No one was hurt, the interview resumed, the story appeared on TV that night and the memory lingered as a whimsical “only-in-SODO” moment – where else in Seattle would you get run over during a news interview about traffic?
But the whimsy ebbed over the past few weeks as a series of traffic tragedies unfolded in the south Seattle industrial community.
On May 1, a bicyclist was killed in a collision with a truck on East Marginal Way. On May 13, a pedestrian died after she was hit by a pick-up truck as she tried to walk across 1st Avenue. On May 21, a man suffered injuries described as “life threatening” when he collided with a Sound Transit light rail train along Holgate Street.
The string continued May 31 when a bicyclist suffered serious injuries in a collision with a car along Airport Way on the east side of Boeing Field.
NBA plans for Seattle are now on hold, but the recent rash of accidents showed that SODO’s traffic woes continue and they are the topic of a community forum Wednesday, June 12, 2-4 p.m. at the Georgetown Campus of South Seattle Community College.
Elected officials from the State of Washington, the Port of Seattle, King County, and the City of Seattle will attend. The forum will include presentations about present and future SODO traffic issues, and potential solutions. Opportunities will also be available for audience members to talk with the elected officials.
The forum is sponsored by the non-profit, non-political Duwamish Transportation Management Association. You can learn more about the event or RSVP by contacting Tory Gering at 206-762-2470, or by email at gro.yrtsudnielttaesnull@yrot.

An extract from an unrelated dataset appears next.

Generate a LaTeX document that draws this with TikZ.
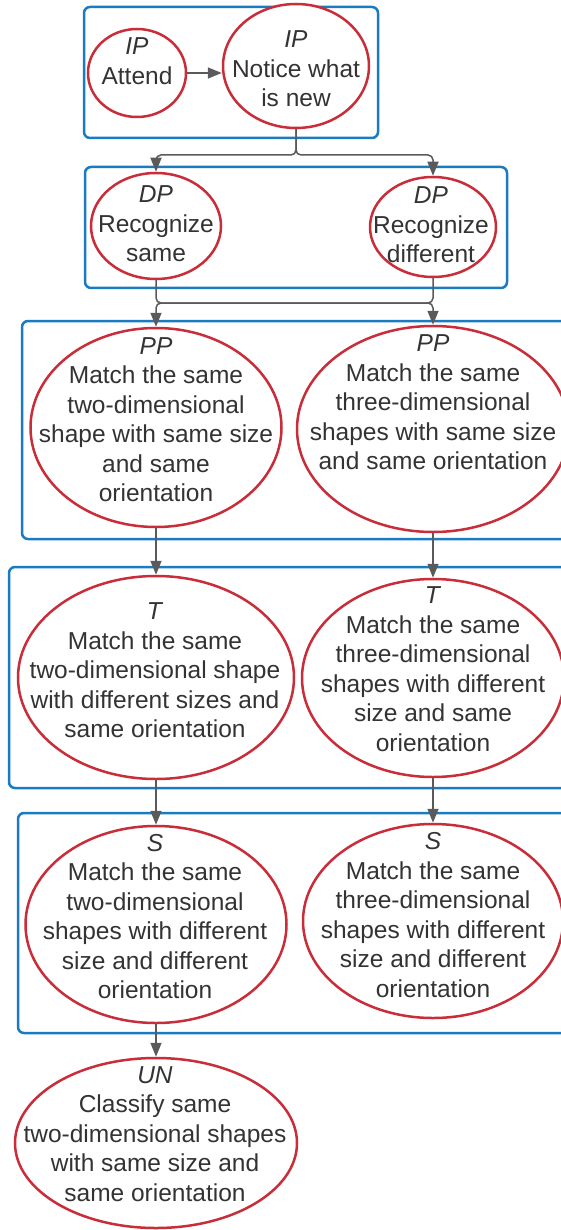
\documentclass[tikz,border=0pt]{standalone}
\usepackage{fontspec}
\setmainfont{Liberation Sans}
\usetikzlibrary{shapes.geometric,arrows.meta}
\definecolor{frameblue}{HTML}{1A7BC0}
\definecolor{ovalred}{HTML}{C92D39}
\definecolor{linegray}{HTML}{5A5A5A}
\definecolor{textgray}{HTML}{333333}
\tikzset{
  stage/.style={draw=frameblue, line width=2.5pt, rounded corners=6pt},
  oval/.style={ellipse, draw=ovalred, line width=2.5pt, fill=white, inner sep=0pt},
  lbl/.style={align=center, text=textgray, inner sep=0pt,
    font=\fontsize{24.5}{29.5}\selectfont},
  conn/.style={draw=linegray, line width=1.5pt, rounded corners=5pt,
    -{Triangle[length=14pt,width=11pt]}},
}
\begin{document}
\begin{tikzpicture}[x=1pt,y=-1pt]
\fill[white] (0,0) rectangle (561,1230);
\useasboundingbox (0,0) rectangle (561,1230);

% stage frames
\path[stage] (84,7) rectangle (378,138);
\path[stage] (85,167) rectangle (507,288);
\path[stage] (22,321) rectangle (580,539);
\path[stage] (9,567) rectangle (580,788);
\path[stage] (18,813) rectangle (580,1033);

% IP
\node[oval, minimum width=98pt, minimum height=88pt] (att) at (137,73) {};
\node[lbl] (attT) at (137,61) {\textit{IP}\\Attend};
\node[oval, minimum width=146pt, minimum height=124pt] (noti) at (296,66) {};
\node[lbl] (notiT) at (296,69) {\textit{IP}\\Notice what\\is new};

% DP
\node[oval, minimum width=130pt, minimum height=106pt] (dpl) at (156,226) {};
\node[lbl] (dplT) at (156,224) {\textit{DP}\\Recognize\\same};
\node[oval, minimum width=126pt, minimum height=100pt] (dpr) at (433,227) {};
\node[lbl] (dprT) at (431,225) {\textit{DP}\\Recognize\\different};

% PP
\node[oval, minimum width=251pt, minimum height=199pt] (ppl) at (156,427.5) {};
\node[lbl] (pplT) at (156,419.5) {\textit{PP}\\Match the same\\two-dimensional\\shape with same size\\and same\\orientation};
\node[oval, minimum width=272pt, minimum height=206pt] (ppr) at (433,429) {};
\node[lbl] (pprT) at (433,402.5) {\textit{PP}\\Match the same\\three-dimensional\\shapes with same size\\and same orientation};

% T
\node[oval, minimum width=276pt, minimum height=203pt] (tl) at (156,677.5) {};
\node[lbl] (tlT) at (155,670.5) {\textit{T}\\Match the same\\two-dimensional shape\\with different sizes and\\same orientation};
\node[oval, minimum width=262pt, minimum height=198pt] (tr) at (433,678) {};
\node[lbl] (trT) at (433,669) {\textit{T}\\Match the same\\three-dimensional\\shapes with different\\size and same\\orientation};

% S
\node[oval, minimum width=261pt, minimum height=197pt] (sl) at (156,924.5) {};
\node[lbl] (slT) at (155,916.5) {\textit{S}\\Match the same\\two-dimensional\\shapes with different\\size and different\\orientation};
\node[oval, minimum width=260pt, minimum height=194pt] (sr) at (433,921) {};
\node[lbl] (srT) at (433,915) {\textit{S}\\Match the same\\three-dimensional\\shapes with different\\size and different\\orientation};

% UN
\node[oval, minimum width=282pt, minimum height=170pt] (un) at (156,1143) {};
\node[lbl] (unT) at (155,1134) {\textit{UN}\\Classify same\\two-dimensional shapes\\with same size and\\same orientation};

% junction points
\coordinate (j1) at (296,155);
\coordinate (m1) at (156,303);
\coordinate (m2) at (433,303);

% connectors
\draw[conn] (att.east) -- (noti.west |- att.east);
\draw[conn] (noti.south) -- (j1) -| (dpl.north);
\draw[conn] (noti.south) -- (j1) -| (dpr.north);
\draw[conn] (dpl.south) |- (m2) -- (ppr.north);
\draw[conn] (dpr.south) |- (m1) -- (ppl.north);
\draw[conn] (ppl.south) -- (tl.north);
\draw[conn] (ppr.south) -- (tr.north);
\draw[conn] (tl.south) -- (sl.north);
\draw[conn] (tr.south) -- (sr.north);
\draw[conn] (sl.south) -- (un.north);
\end{tikzpicture}
\end{document}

The forum is based on a community survey of SODO transportation issues that was conducted over the past five months. The effort was overseen by a steering committee of SODO transportation managers from a cross section of employers. Technical support was provided by a consultant, Katherine Casseday, a former City of Seattle Traffic Engineer with extensive experience in SODO area transportation issues.
The survey included door-to-door visits to more than 100 SODO businesses; interviews with more than 40 companies, and an online survey filled out by more than 400 SODO employees.
The bottom line?
SODO employees who filled out the survey don’t feel safe as they drive, walk or bike to and from their worksites.
Dissatisfaction is also high with declining transit service. Business managers are worried about conflicts between cars, trucks and railroad traffic, and the growing lack of curbside parking for customers. Freight operators like SODO because of its proximity to the marine cargo terminals on Elliott Bay but growing car congestion makes it harder to reliably move in and out of the neighborhood.
And, while some of us fear the large volumes of railroad operations, the survey showed that the railroad workers sometimes fear the rest of us. Amtrak workers worry about safely crossing the car and truck traffic along Holgate Street and railroad conductors worry about operating trains in an area with so many pedestrians.
The recent NBA decision to not award a team to Seattle blunted the urgency of the effort to build a new arena. But, it also takes SODO out of the public spotlight.
Meantime, the Deep Bore Tunnel project is moving ahead. That reality prompts a strong expectation by SODO businesses and workers that when the Alaskan Way Viaduct comes down, SODO will see more and more cars as more motorists use SODO surface streets to get into and out of downtown Seattle. More cars means more congestion. More congestion means more potential conflicts between cars, trucks, pedestrians, bicycles and trains.
Solutions? That’s the point of the June 12 forum.
The official title of the forum is Workable SODO: Safety First, Safety Now.
The title reflects that in some ways, for many of us, SODO is a community that continues to work in spite of its many challenges. The abundance of rail and truck access makes SODO one of the most prominent cargo hubs in North America.
But SODO is also full of human beings. The recent tragedies show the multi-modal traffic hazards are painfully real. SODO needs far more effective measures and programs to accommodate the area’s growing, unique and hazardous mix of cars, pedestrians, bicycles, trucks and trains.
The tragic accidents show that when the rubber meets the road in SODO, there can be flesh and blood beneath it.